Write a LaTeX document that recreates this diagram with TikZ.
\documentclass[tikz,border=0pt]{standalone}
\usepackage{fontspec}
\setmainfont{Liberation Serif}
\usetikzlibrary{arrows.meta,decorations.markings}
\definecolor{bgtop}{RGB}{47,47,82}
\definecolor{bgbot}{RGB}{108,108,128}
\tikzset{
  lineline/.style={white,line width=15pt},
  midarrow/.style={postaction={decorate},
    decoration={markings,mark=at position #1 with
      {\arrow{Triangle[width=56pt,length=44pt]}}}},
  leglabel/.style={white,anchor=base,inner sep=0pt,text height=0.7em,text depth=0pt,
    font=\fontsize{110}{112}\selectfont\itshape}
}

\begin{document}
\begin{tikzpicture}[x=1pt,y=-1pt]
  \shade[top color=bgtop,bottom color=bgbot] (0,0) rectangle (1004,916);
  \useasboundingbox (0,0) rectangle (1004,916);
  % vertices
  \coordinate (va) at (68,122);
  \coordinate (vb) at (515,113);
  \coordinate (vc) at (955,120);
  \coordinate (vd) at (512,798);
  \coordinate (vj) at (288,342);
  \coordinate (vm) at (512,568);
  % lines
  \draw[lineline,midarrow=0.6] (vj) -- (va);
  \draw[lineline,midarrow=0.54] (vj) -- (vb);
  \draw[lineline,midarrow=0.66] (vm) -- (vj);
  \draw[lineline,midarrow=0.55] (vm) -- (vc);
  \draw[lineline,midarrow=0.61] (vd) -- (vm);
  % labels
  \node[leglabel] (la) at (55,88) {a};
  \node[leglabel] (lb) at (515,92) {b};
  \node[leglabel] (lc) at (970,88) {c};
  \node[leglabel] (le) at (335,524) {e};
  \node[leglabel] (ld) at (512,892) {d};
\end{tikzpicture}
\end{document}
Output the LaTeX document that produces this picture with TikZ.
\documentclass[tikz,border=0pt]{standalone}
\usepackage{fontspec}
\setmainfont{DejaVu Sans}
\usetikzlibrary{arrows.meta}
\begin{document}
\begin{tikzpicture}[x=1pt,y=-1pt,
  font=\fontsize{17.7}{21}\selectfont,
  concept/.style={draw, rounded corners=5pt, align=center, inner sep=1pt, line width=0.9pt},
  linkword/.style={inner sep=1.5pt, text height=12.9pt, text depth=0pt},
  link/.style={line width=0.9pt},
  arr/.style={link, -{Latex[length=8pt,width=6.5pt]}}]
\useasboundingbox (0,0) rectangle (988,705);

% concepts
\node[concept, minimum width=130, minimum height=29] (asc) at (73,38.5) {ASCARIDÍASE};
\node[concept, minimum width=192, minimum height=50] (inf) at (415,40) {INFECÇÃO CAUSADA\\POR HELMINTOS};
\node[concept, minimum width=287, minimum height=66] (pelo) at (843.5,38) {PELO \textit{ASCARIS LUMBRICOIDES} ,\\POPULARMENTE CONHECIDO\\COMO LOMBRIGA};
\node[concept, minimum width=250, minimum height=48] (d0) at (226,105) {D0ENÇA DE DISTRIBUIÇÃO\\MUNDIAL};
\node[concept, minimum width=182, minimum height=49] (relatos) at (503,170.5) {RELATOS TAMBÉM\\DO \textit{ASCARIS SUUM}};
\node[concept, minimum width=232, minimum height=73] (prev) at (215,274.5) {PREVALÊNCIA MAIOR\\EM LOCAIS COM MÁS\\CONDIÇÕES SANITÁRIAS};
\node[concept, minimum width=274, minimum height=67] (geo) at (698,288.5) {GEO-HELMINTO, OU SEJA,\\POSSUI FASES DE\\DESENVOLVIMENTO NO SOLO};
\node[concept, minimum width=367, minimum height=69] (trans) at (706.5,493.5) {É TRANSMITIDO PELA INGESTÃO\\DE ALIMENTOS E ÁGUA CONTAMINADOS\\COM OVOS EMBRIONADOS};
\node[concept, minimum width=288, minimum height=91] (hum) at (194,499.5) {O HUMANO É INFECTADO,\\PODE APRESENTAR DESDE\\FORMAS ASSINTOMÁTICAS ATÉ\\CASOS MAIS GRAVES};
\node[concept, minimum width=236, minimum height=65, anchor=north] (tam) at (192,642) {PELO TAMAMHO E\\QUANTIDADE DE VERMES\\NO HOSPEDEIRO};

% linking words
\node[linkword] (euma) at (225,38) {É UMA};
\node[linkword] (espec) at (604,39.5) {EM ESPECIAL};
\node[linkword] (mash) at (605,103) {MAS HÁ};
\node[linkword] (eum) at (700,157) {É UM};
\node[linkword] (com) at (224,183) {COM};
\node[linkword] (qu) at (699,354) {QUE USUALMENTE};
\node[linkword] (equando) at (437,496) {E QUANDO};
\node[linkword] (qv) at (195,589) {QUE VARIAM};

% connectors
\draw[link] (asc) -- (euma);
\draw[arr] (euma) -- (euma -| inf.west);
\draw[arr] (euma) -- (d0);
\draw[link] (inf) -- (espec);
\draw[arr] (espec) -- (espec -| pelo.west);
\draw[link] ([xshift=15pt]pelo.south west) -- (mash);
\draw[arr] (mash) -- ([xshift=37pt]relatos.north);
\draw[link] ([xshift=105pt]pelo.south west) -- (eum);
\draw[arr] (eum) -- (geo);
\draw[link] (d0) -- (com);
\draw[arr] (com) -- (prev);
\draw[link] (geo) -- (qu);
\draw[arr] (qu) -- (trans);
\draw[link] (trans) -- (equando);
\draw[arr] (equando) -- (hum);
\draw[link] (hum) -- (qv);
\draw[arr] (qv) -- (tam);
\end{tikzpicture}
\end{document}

——

EXERCISE INSTRUCTIONS.
Reproduce the entire listing word for word.

ANSWER TO THE EXERCISE.
Write a LaTeX document that recreates this diagram with TikZ.
\documentclass[tikz,border=0pt]{standalone}
\usepackage{fontspec}
\setmainfont{Liberation Serif}
\usetikzlibrary{arrows.meta,decorations.markings}
\definecolor{bgtop}{RGB}{47,47,82}
\definecolor{bgbot}{RGB}{108,108,128}
\tikzset{
  lineline/.style={white,line width=15pt},
  midarrow/.style={postaction={decorate},
    decoration={markings,mark=at position #1 with
      {\arrow{Triangle[width=56pt,length=44pt]}}}},
  leglabel/.style={white,anchor=base,inner sep=0pt,text height=0.7em,text depth=0pt,
    font=\fontsize{110}{112}\selectfont\itshape}
}

\begin{document}
\begin{tikzpicture}[x=1pt,y=-1pt]
  \shade[top color=bgtop,bottom color=bgbot] (0,0) rectangle (1004,916);
  \useasboundingbox (0,0) rectangle (1004,916);
  % vertices
  \coordinate (va) at (68,122);
  \coordinate (vb) at (515,113);
  \coordinate (vc) at (955,120);
  \coordinate (vd) at (512,798);
  \coordinate (vj) at (288,342);
  \coordinate (vm) at (512,568);
  % lines
  \draw[lineline,midarrow=0.6] (vj) -- (va);
  \draw[lineline,midarrow=0.54] (vj) -- (vb);
  \draw[lineline,midarrow=0.66] (vm) -- (vj);
  \draw[lineline,midarrow=0.55] (vm) -- (vc);
  \draw[lineline,midarrow=0.61] (vd) -- (vm);
  % labels
  \node[leglabel] (la) at (55,88) {a};
  \node[leglabel] (lb) at (515,92) {b};
  \node[leglabel] (lc) at (970,88) {c};
  \node[leglabel] (le) at (335,524) {e};
  \node[leglabel] (ld) at (512,892) {d};
\end{tikzpicture}
\end{document}
Output the LaTeX document that produces this picture with TikZ.
\documentclass[tikz,border=0pt]{standalone}
\usepackage{fontspec}
\setmainfont{DejaVu Sans}
\usetikzlibrary{arrows.meta}
\begin{document}
\begin{tikzpicture}[x=1pt,y=-1pt,
  font=\fontsize{17.7}{21}\selectfont,
  concept/.style={draw, rounded corners=5pt, align=center, inner sep=1pt, line width=0.9pt},
  linkword/.style={inner sep=1.5pt, text height=12.9pt, text depth=0pt},
  link/.style={line width=0.9pt},
  arr/.style={link, -{Latex[length=8pt,width=6.5pt]}}]
\useasboundingbox (0,0) rectangle (988,705);

% concepts
\node[concept, minimum width=130, minimum height=29] (asc) at (73,38.5) {ASCARIDÍASE};
\node[concept, minimum width=192, minimum height=50] (inf) at (415,40) {INFECÇÃO CAUSADA\\POR HELMINTOS};
\node[concept, minimum width=287, minimum height=66] (pelo) at (843.5,38) {PELO \textit{ASCARIS LUMBRICOIDES} ,\\POPULARMENTE CONHECIDO\\COMO LOMBRIGA};
\node[concept, minimum width=250, minimum height=48] (d0) at (226,105) {D0ENÇA DE DISTRIBUIÇÃO\\MUNDIAL};
\node[concept, minimum width=182, minimum height=49] (relatos) at (503,170.5) {RELATOS TAMBÉM\\DO \textit{ASCARIS SUUM}};
\node[concept, minimum width=232, minimum height=73] (prev) at (215,274.5) {PREVALÊNCIA MAIOR\\EM LOCAIS COM MÁS\\CONDIÇÕES SANITÁRIAS};
\node[concept, minimum width=274, minimum height=67] (geo) at (698,288.5) {GEO-HELMINTO, OU SEJA,\\POSSUI FASES DE\\DESENVOLVIMENTO NO SOLO};
\node[concept, minimum width=367, minimum height=69] (trans) at (706.5,493.5) {É TRANSMITIDO PELA INGESTÃO\\DE ALIMENTOS E ÁGUA CONTAMINADOS\\COM OVOS EMBRIONADOS};
\node[concept, minimum width=288, minimum height=91] (hum) at (194,499.5) {O HUMANO É INFECTADO,\\PODE APRESENTAR DESDE\\FORMAS ASSINTOMÁTICAS ATÉ\\CASOS MAIS GRAVES};
\node[concept, minimum width=236, minimum height=65, anchor=north] (tam) at (192,642) {PELO TAMAMHO E\\QUANTIDADE DE VERMES\\NO HOSPEDEIRO};

% linking words
\node[linkword] (euma) at (225,38) {É UMA};
\node[linkword] (espec) at (604,39.5) {EM ESPECIAL};
\node[linkword] (mash) at (605,103) {MAS HÁ};
\node[linkword] (eum) at (700,157) {É UM};
\node[linkword] (com) at (224,183) {COM};
\node[linkword] (qu) at (699,354) {QUE USUALMENTE};
\node[linkword] (equando) at (437,496) {E QUANDO};
\node[linkword] (qv) at (195,589) {QUE VARIAM};

% connectors
\draw[link] (asc) -- (euma);
\draw[arr] (euma) -- (euma -| inf.west);
\draw[arr] (euma) -- (d0);
\draw[link] (inf) -- (espec);
\draw[arr] (espec) -- (espec -| pelo.west);
\draw[link] ([xshift=15pt]pelo.south west) -- (mash);
\draw[arr] (mash) -- ([xshift=37pt]relatos.north);
\draw[link] ([xshift=105pt]pelo.south west) -- (eum);
\draw[arr] (eum) -- (geo);
\draw[link] (d0) -- (com);
\draw[arr] (com) -- (prev);
\draw[link] (geo) -- (qu);
\draw[arr] (qu) -- (trans);
\draw[link] (trans) -- (equando);
\draw[arr] (equando) -- (hum);
\draw[link] (hum) -- (qv);
\draw[arr] (qv) -- (tam);
\end{tikzpicture}
\end{document}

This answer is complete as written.